What is expected: Restate the material word for word and leave out anything that is a picture.

____ Supplied material

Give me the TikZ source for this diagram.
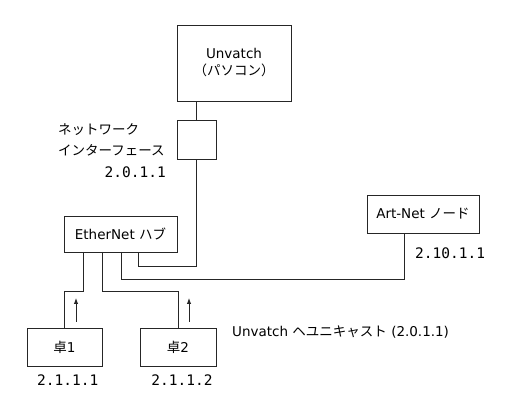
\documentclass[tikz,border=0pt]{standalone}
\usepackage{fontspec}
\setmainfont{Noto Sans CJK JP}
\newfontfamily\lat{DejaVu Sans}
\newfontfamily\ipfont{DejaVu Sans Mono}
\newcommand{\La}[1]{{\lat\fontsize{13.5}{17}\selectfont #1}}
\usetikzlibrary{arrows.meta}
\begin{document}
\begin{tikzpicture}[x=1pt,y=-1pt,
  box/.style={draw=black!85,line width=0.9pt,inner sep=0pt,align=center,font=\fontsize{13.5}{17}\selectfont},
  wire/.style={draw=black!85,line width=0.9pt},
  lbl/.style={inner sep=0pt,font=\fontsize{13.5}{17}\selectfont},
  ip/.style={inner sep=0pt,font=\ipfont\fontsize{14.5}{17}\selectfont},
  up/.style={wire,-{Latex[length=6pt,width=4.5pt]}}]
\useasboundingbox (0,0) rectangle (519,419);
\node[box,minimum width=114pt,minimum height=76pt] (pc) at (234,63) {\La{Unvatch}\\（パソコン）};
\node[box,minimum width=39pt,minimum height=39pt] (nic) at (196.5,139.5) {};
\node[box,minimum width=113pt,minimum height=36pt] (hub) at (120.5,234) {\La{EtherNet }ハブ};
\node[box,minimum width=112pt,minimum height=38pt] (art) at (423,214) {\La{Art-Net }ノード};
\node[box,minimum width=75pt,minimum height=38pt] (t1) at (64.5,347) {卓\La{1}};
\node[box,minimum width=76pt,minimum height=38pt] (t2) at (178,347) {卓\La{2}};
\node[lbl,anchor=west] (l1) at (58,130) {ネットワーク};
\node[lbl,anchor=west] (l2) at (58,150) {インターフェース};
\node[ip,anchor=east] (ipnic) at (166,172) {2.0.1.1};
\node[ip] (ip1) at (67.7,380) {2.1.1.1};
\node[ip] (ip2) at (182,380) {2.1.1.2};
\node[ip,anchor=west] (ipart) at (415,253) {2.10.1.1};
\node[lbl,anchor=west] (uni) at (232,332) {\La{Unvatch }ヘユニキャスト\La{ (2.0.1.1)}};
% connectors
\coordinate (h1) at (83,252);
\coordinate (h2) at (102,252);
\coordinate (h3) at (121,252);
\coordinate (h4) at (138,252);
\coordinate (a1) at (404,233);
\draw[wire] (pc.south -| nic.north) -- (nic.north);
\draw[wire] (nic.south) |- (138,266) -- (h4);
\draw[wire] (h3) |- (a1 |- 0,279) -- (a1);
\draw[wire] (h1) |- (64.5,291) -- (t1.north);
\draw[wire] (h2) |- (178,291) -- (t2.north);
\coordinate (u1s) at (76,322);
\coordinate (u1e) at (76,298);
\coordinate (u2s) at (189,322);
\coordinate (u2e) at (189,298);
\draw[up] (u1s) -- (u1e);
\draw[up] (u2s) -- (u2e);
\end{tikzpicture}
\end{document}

________

Reply to the task:
Give me the TikZ source for this diagram.
\documentclass[tikz,border=0pt]{standalone}
\usepackage{fontspec}
\setmainfont{Noto Sans CJK JP}
\newfontfamily\lat{DejaVu Sans}
\newfontfamily\ipfont{DejaVu Sans Mono}
\newcommand{\La}[1]{{\lat\fontsize{13.5}{17}\selectfont #1}}
\usetikzlibrary{arrows.meta}
\begin{document}
\begin{tikzpicture}[x=1pt,y=-1pt,
  box/.style={draw=black!85,line width=0.9pt,inner sep=0pt,align=center,font=\fontsize{13.5}{17}\selectfont},
  wire/.style={draw=black!85,line width=0.9pt},
  lbl/.style={inner sep=0pt,font=\fontsize{13.5}{17}\selectfont},
  ip/.style={inner sep=0pt,font=\ipfont\fontsize{14.5}{17}\selectfont},
  up/.style={wire,-{Latex[length=6pt,width=4.5pt]}}]
\useasboundingbox (0,0) rectangle (519,419);
\node[box,minimum width=114pt,minimum height=76pt] (pc) at (234,63) {\La{Unvatch}\\（パソコン）};
\node[box,minimum width=39pt,minimum height=39pt] (nic) at (196.5,139.5) {};
\node[box,minimum width=113pt,minimum height=36pt] (hub) at (120.5,234) {\La{EtherNet }ハブ};
\node[box,minimum width=112pt,minimum height=38pt] (art) at (423,214) {\La{Art-Net }ノード};
\node[box,minimum width=75pt,minimum height=38pt] (t1) at (64.5,347) {卓\La{1}};
\node[box,minimum width=76pt,minimum height=38pt] (t2) at (178,347) {卓\La{2}};
\node[lbl,anchor=west] (l1) at (58,130) {ネットワーク};
\node[lbl,anchor=west] (l2) at (58,150) {インターフェース};
\node[ip,anchor=east] (ipnic) at (166,172) {2.0.1.1};
\node[ip] (ip1) at (67.7,380) {2.1.1.1};
\node[ip] (ip2) at (182,380) {2.1.1.2};
\node[ip,anchor=west] (ipart) at (415,253) {2.10.1.1};
\node[lbl,anchor=west] (uni) at (232,332) {\La{Unvatch }ヘユニキャスト\La{ (2.0.1.1)}};
% connectors
\coordinate (h1) at (83,252);
\coordinate (h2) at (102,252);
\coordinate (h3) at (121,252);
\coordinate (h4) at (138,252);
\coordinate (a1) at (404,233);
\draw[wire] (pc.south -| nic.north) -- (nic.north);
\draw[wire] (nic.south) |- (138,266) -- (h4);
\draw[wire] (h3) |- (a1 |- 0,279) -- (a1);
\draw[wire] (h1) |- (64.5,291) -- (t1.north);
\draw[wire] (h2) |- (178,291) -- (t2.north);
\coordinate (u1s) at (76,322);
\coordinate (u1e) at (76,298);
\coordinate (u2s) at (189,322);
\coordinate (u2e) at (189,298);
\draw[up] (u1s) -- (u1e);
\draw[up] (u2s) -- (u2e);
\end{tikzpicture}
\end{document}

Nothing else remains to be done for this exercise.